Right-to-work is a controversial policy. Supporters say it’s unfair for someone to be forced to pay union dues which could then be spent lobbying for positions the individual would oppose. Opponents argue it allows non-union employees to get the same benefits members do without contributing.
Suffice it to say many conflicts have arisen between new employees who refused to join the union and their co-workers who supported the union by being members.
Right-to-work for W2s vs. 1099s
Federal and state labor laws apply only to employees, not independent contractors.
If you’re misclassified as an independent contractor, you could be missing out on some valuable employee benefits, such as:
- Overtime wages
- Minimum wage
- Being paid at least twice a month
- Being provided an earnings statement for each pay period
- Having your employer pay employment taxes
- Participating in employee benefit programs (health, life, long-term disability insurance)
Some employers have been known to misclassify workers to skirt these laws.
The courts have been known to gauge employee/contractor status by what the employer requires from the individual (i.e., show up at work during certain hours, and have reviews with management).
If you’re unsure of your status or think you’ve been misclassified, ask yourself:
- How long am I supposed to work for my employer? If it’s open-ended, you’re probably an employee.

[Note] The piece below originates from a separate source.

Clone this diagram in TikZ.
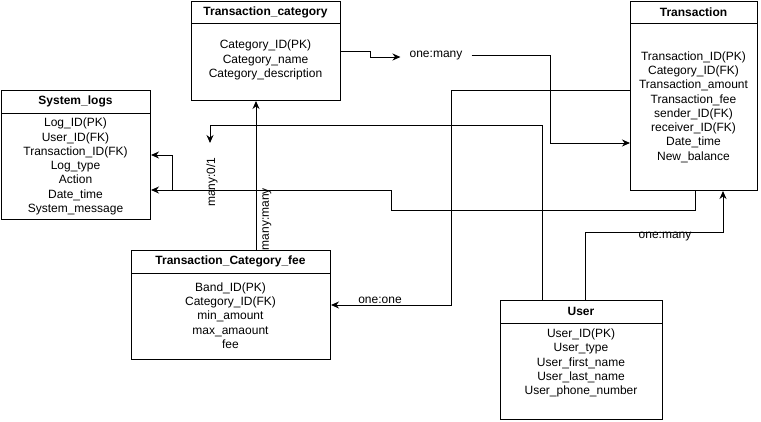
\documentclass[tikz,border=0pt]{standalone}
\usepackage{fontspec}
\setmainfont{Liberation Sans}
\usetikzlibrary{arrows.meta}

\begin{document}
\begin{tikzpicture}[
  x=1pt,y=-1pt,
  font=\fontsize{12}{14.3}\selectfont,
  tbl/.style={draw,line width=1pt,inner sep=0pt,anchor=north west},
  title/.style={font=\fontsize{12}{14}\selectfont\bfseries},
  fields/.style={align=center,inner sep=0pt},
  lbl/.style={inner xsep=9pt,inner ysep=1pt},
  link/.style={line width=1pt,-{Stealth[length=8pt,width=7pt]}},
  >=Stealth
]
  \useasboundingbox (0,0) rectangle (761,421);

  % tables
  \node[tbl,minimum width=149pt,minimum height=99pt] (tcat) at (191,1) {};
  \draw[line width=1pt] ([yshift=-22pt]tcat.north west) -- ([yshift=-22pt]tcat.north east);
  \node[title] (tcat-t) at (265.5,12) {Transaction\_category};
  \node[fields] (tcat-f) at (265.5,60)
    {Category\_ID(PK)\\Category\_name\\Category\_description};

  \node[tbl,minimum width=127pt,minimum height=189pt] (trans) at (630,1) {};
  \draw[line width=1pt] ([yshift=-22pt]trans.north west) -- ([yshift=-22pt]trans.north east);
  \node[title] (trans-t) at (693.5,12) {Transaction};
  \node[fields] (trans-f) at (693.5,107)
    {Transaction\_ID(PK)\\Category\_ID(FK)\\Transaction\_amount\\Transaction\_fee\\
     sender\_ID(FK)\\receiver\_ID(FK)\\Date\_time\\New\_balance};

  \node[tbl,minimum width=149pt,minimum height=129pt] (syslog) at (1,90) {};
  \draw[line width=1pt] ([yshift=-23pt]syslog.north west) -- ([yshift=-23pt]syslog.north east);
  \node[title] (syslog-t) at (75.5,101.5) {System\_logs};
  \node[fields] (syslog-f) at (75.5,166.5)
    {Log\_ID(PK)\\User\_ID(FK)\\Transaction\_ID(FK)\\Log\_type\\Action\\Date\_time\\System\_message};

  \node[tbl,minimum width=199pt,minimum height=109pt] (fee) at (131,250) {};
  \draw[line width=1pt] ([yshift=-23pt]fee.north west) -- ([yshift=-23pt]fee.north east);
  \node[title] (fee-t) at (230.5,261.5) {Transaction\_Category\_fee};
  \node[fields] (fee-f) at (230.5,315.5)
    {Band\_ID(PK)\\Category\_ID(FK)\\min\_amount\\max\_amaount\\fee};

  \node[tbl,minimum width=162pt,minimum height=119pt] (user) at (500,300) {};
  \draw[line width=1pt] ([yshift=-23pt]user.north west) -- ([yshift=-23pt]user.north east);
  \node[title] (user-t) at (581,311.5) {User};
  \node[fields] (user-f) at (581,363)
    {User\_ID(PK)\\User\_type\\User\_first\_name\\User\_last\_name\\User\_phone\_number};

  % labels
  \node[lbl] (onemany1) at (436,56) {one:many};
  \node[lbl] (oneone) at (380,300) {one:one};
  \node[lbl,rotate=90] (many01) at (212,182) {many:0/1};
  \node[lbl,rotate=90] (manymany) at (267,219) {many:many};
  \node[lbl] (onemany2) at (665,237) {one:many};

  \coordinate (m01end) at (210,143);
  \coordinate (jn) at (172,190);

  % relations
  \draw[link] (tcat.east) -- (370,0 |- tcat.east) -- (370,57) -- (onemany1.west |- 0,57);
  \draw[link] (onemany1.east |- 0,55) -- (550,55) -- (550,143) -- (trans.west |- 0,143);
  \draw[link] (trans.west |- 0,90) -- (451,90) -- (451,305) -- (fee.east |- 0,305);
  \draw[link] (542,0 |- user.north) -- (542,125) -- (210,125) -- (m01end);
  \draw[link] (256,0 |- fee.north) -- (256,0 |- tcat.south);
  \draw[link] (695,0 |- trans.south) -- (695,210) -- (391,210) -- (391,190) -- (syslog.east |- 0,190);
  \draw[link] (jn) -- (172,155) -- (syslog.east |- 0,155);
  \draw[link] (585,0 |- user.north) -- (585,232) -- (723,232) -- (723,0 |- trans.south);
\end{tikzpicture}
\end{document}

- How much control does my employer have over the work I do? You're likely an employee if your employer supervises and controls your actions.
- Can I make a profit or loss through my work? If you personally profit from your work or can lose money, you’re probably a contractor.
- Is my work an “integral part” of the business? If the company can’t do without your specialized skills (i.e., a cake decorator for a company specializing in custom cakes), you’re probably an employee.
- Am I required to make business decisions affecting the company? If yes, you are most likely an employee.
If you’re in doubt about your employment status, consider contacting a labor attorney. Most employers classify workers correctly, but some don’t. The law is there to protect you.